# Short task
Write every line out verbatim and omit the pictures.

# Recorded information
══════════
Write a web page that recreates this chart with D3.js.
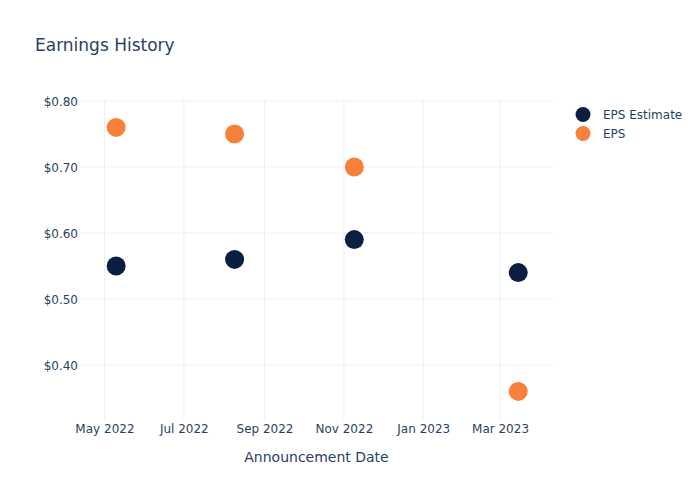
<!DOCTYPE html>
<html><head><meta charset="utf-8">
<script src="https://cdn.jsdelivr.net/npm/d3@7"></script>
<style>body{margin:0;background:#fff}svg{font-family:"DejaVu Sans",sans-serif}</style>
</head><body><div id="chart"></div>
<script>
const dates = ["2022-05-10","2022-08-09","2022-11-09","2023-03-15"];
const epsEstimate = [0.55, 0.56, 0.59, 0.54];
const eps = [0.76, 0.75, 0.70, 0.36];
const yTicks = [0.40, 0.50, 0.60, 0.70, 0.80];
const xTickDates = ["2022-05-01","2022-07-01","2022-09-01","2022-11-01","2023-01-01","2023-03-01"];
const seriesNames = ["EPS Estimate","EPS"];
const colors = ["#0b1f42","#f7803a"];

const W=700,H=500, L=80, R=553, T=100, B=420;
const parse = d3.utcParse("%Y-%m-%d");
const svg = d3.select("#chart").append("svg").attr("width",W).attr("height",H);
const x = d3.scaleUtc().domain([Date.UTC(2022,3,12,5), Date.UTC(2023,3,10,17)]).range([L,R]);
const y = d3.scaleLinear().domain([0.31667,0.8015]).range([B,T]);
const txt="#2a3f5f", grid="#ebf0f8", font="'DejaVu Sans',sans-serif";

svg.append("g").selectAll("line").data(xTickDates.map(parse)).join("line")
  .attr("x1",d=>x(d)).attr("x2",d=>x(d)).attr("y1",T).attr("y2",B)
  .attr("stroke",grid).attr("stroke-width",1);
svg.append("g").selectAll("line").data(yTicks).join("line")
  .attr("x1",L).attr("x2",R).attr("y1",d=>y(d)).attr("y2",d=>y(d))
  .attr("stroke",grid).attr("stroke-width",1);

const xAxis = svg.append("g").attr("transform",`translate(0,${B})`)
  .call(d3.axisBottom(x).tickValues(xTickDates.map(parse)).tickFormat(d3.utcFormat("%b %Y")).tickSize(0).tickPadding(4));
const yAxis = svg.append("g").attr("transform",`translate(${L},0)`)
  .call(d3.axisLeft(y).tickValues(yTicks).tickFormat(d=>"$"+d3.format(".2f")(d)).tickSize(0).tickPadding(2));
[xAxis,yAxis].forEach(g=>{g.select(".domain").remove();
  g.selectAll("text").attr("fill",txt).attr("font-size",12).attr("font-family",font);});
xAxis.selectAll("text").attr("dy",0).attr("y",13);
yAxis.selectAll("text").attr("dy","0.35em");

const series=[epsEstimate,eps];
series.forEach((vals,i)=>{
  svg.append("g").selectAll("circle").data(vals).join("circle")
    .attr("cx",(d,j)=>x(parse(dates[j]))).attr("cy",d=>y(d)).attr("r",9.5)
    .attr("fill",colors[i]);
});

svg.append("text").attr("x",35).attr("y",51).attr("fill",txt).attr("font-size",17).attr("font-family",font).text("Earnings History");
svg.append("text").attr("x",(L+R)/2).attr("y",462).attr("text-anchor","middle").attr("fill",txt).attr("font-size",14).attr("font-family",font).text("Announcement Date");

const lg = svg.append("g");
seriesNames.forEach((n,i)=>{
  lg.append("circle").attr("cx",583).attr("cy",114.5+i*19).attr("r",7.5).attr("fill",colors[i]);
  lg.append("text").attr("x",603).attr("y",114.5+i*19).attr("dy","0.35em").attr("fill",txt).attr("font-size",12).attr("font-family",font).text(n);
});
</script></body></html>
══════════
# Exercise solution
Write a web page that recreates this chart with D3.js.
<!DOCTYPE html>
<html><head><meta charset="utf-8">
<script src="https://cdn.jsdelivr.net/npm/d3@7"></script>
<style>body{margin:0;background:#fff}svg{font-family:"DejaVu Sans",sans-serif}</style>
</head><body><div id="chart"></div>
<script>
const dates = ["2022-05-10","2022-08-09","2022-11-09","2023-03-15"];
const epsEstimate = [0.55, 0.56, 0.59, 0.54];
const eps = [0.76, 0.75, 0.70, 0.36];
const yTicks = [0.40, 0.50, 0.60, 0.70, 0.80];
const xTickDates = ["2022-05-01","2022-07-01","2022-09-01","2022-11-01","2023-01-01","2023-03-01"];
const seriesNames = ["EPS Estimate","EPS"];
const colors = ["#0b1f42","#f7803a"];

const W=700,H=500, L=80, R=553, T=100, B=420;
const parse = d3.utcParse("%Y-%m-%d");
const svg = d3.select("#chart").append("svg").attr("width",W).attr("height",H);
const x = d3.scaleUtc().domain([Date.UTC(2022,3,12,5), Date.UTC(2023,3,10,17)]).range([L,R]);
const y = d3.scaleLinear().domain([0.31667,0.8015]).range([B,T]);
const txt="#2a3f5f", grid="#ebf0f8", font="'DejaVu Sans',sans-serif";

svg.append("g").selectAll("line").data(xTickDates.map(parse)).join("line")
  .attr("x1",d=>x(d)).attr("x2",d=>x(d)).attr("y1",T).attr("y2",B)
  .attr("stroke",grid).attr("stroke-width",1);
svg.append("g").selectAll("line").data(yTicks).join("line")
  .attr("x1",L).attr("x2",R).attr("y1",d=>y(d)).attr("y2",d=>y(d))
  .attr("stroke",grid).attr("stroke-width",1);

const xAxis = svg.append("g").attr("transform",`translate(0,${B})`)
  .call(d3.axisBottom(x).tickValues(xTickDates.map(parse)).tickFormat(d3.utcFormat("%b %Y")).tickSize(0).tickPadding(4));
const yAxis = svg.append("g").attr("transform",`translate(${L},0)`)
  .call(d3.axisLeft(y).tickValues(yTicks).tickFormat(d=>"$"+d3.format(".2f")(d)).tickSize(0).tickPadding(2));
[xAxis,yAxis].forEach(g=>{g.select(".domain").remove();
  g.selectAll("text").attr("fill",txt).attr("font-size",12).attr("font-family",font);});
xAxis.selectAll("text").attr("dy",0).attr("y",13);
yAxis.selectAll("text").attr("dy","0.35em");

const series=[epsEstimate,eps];
series.forEach((vals,i)=>{
  svg.append("g").selectAll("circle").data(vals).join("circle")
    .attr("cx",(d,j)=>x(parse(dates[j]))).attr("cy",d=>y(d)).attr("r",9.5)
    .attr("fill",colors[i]);
});

svg.append("text").attr("x",35).attr("y",51).attr("fill",txt).attr("font-size",17).attr("font-family",font).text("Earnings History");
svg.append("text").attr("x",(L+R)/2).attr("y",462).attr("text-anchor","middle").attr("fill",txt).attr("font-size",14).attr("font-family",font).text("Announcement Date");

const lg = svg.append("g");
seriesNames.forEach((n,i)=>{
  lg.append("circle").attr("cx",583).attr("cy",114.5+i*19).attr("r",7.5).attr("fill",colors[i]);
  lg.append("text").attr("x",603).attr("y",114.5+i*19).attr("dy","0.35em").attr("fill",txt).attr("font-size",12).attr("font-family",font).text(n);
});
</script></body></html>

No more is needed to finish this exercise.